A case that will determine whether a day care center on Klein Farm in Fresh Meadows will be able to remain on the property despite eviction orders from controversial landlord Tommy Huang was adjourned to Sept. 10, according to the day care owner’s attorney.
Yi Lin, who represents Li Chen, owner of Apple Tree Day Care on the two-acre Klein Farm, said his client will not vacate the property on 73rd Avenue until her landlord, Audrey Realty, provides proof the land has been sold. The case, which went to Queens Civil Court last week, could eventually go to trial, Lin said.
Flushing-based Audrey Realty is owned by notorious developer Huang, who angered Fresh Meadows community leaders in 2004 with plans to build 18 to 22 two-story homes.
Huang became especially known throughout Queens after he was convicted in 1999 of letting hundreds of gallons of heating oil leak into the ground at RKO Keith’s Theatre in Flushing.

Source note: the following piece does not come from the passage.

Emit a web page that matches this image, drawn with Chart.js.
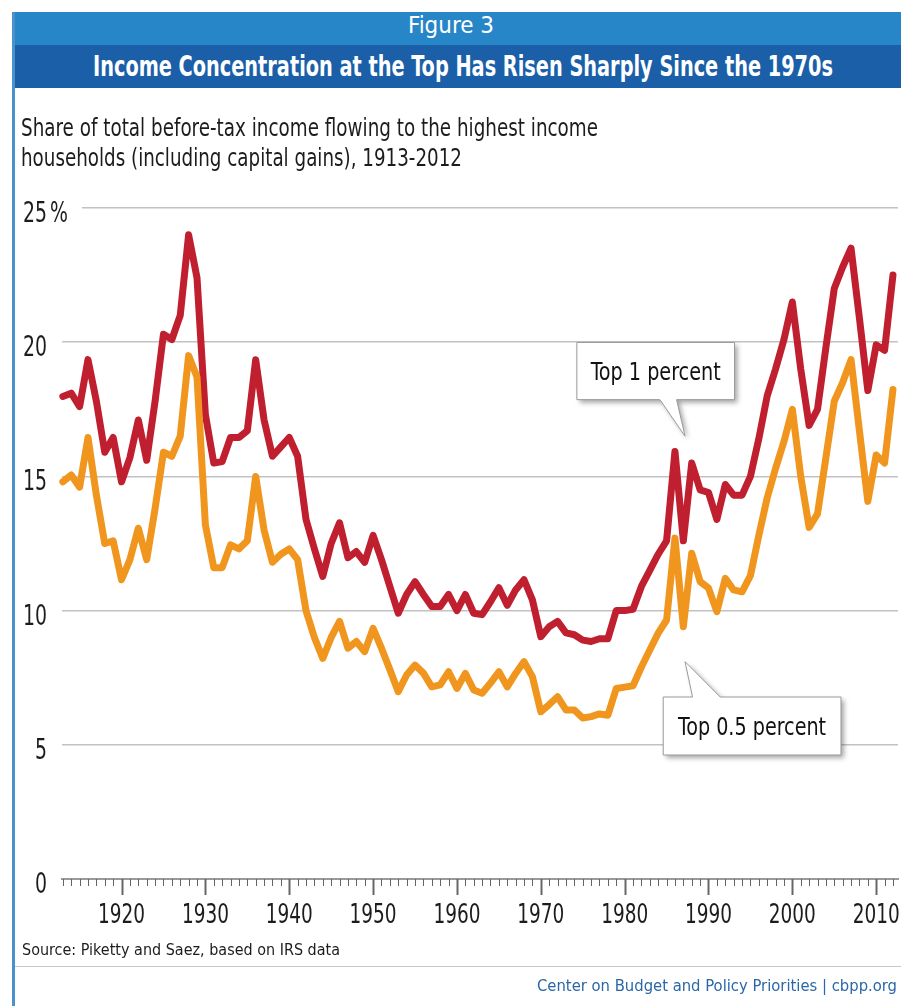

Chen was given an eviction notice April 1 and told to leave the property by June 30, but her lawyer said she signed a two-year lease in March 2008 that stipulates Chen may only be forced to leave if the land is sold. Lin said Audrey Realty has yet to present documentation that the land has been sold to Chen, whose day care has about 35 children. The city also has no record of the property’s sale.
“Since there is no disclosure of a sale, the tenant rightfully did not move,” Lin said.
According to Lin, Audrey Realty did tell Chen that a synagogue had bought the property for $5.6 million.
An attorney for Audrey Realty did not return a phone call for comment.
Community members have long been concerned about development plans for the property, which was the last privately owned farm in the city until 2003, when Huang purchased it for $4.3 million. The farm was run by the Klein family from the 1890s until 2003.
“The day care center has been a very good neighbor, and they don’t deserve to be evicted,” said state Assemblyman Mark Weprin (D-Little Neck), whose district includes the farm. “What happens to that property? The landlord has been thwarted on trying to develop the property and put something completely out of character with the neighborhood.”
State Assemblyman Rory Lancman (D-Fresh Meadows) also lamented the possible loss of the center and property sale.
“Any time a community loses a neighborhood day care center, it’s a real shame because there’s a very great need for it,” Lancman said. “People have a strong attachment to the Klein Farm, and they’d hate to see it turned into another housing development.”
James Trent, president of the Queens County Farm Museum, said the museum would be willing to operate the farm should the city purchase the land for them.
“We think we could grow vegetables there and re-establish that site as an agrarian operation that would benefit the community,” Trent said.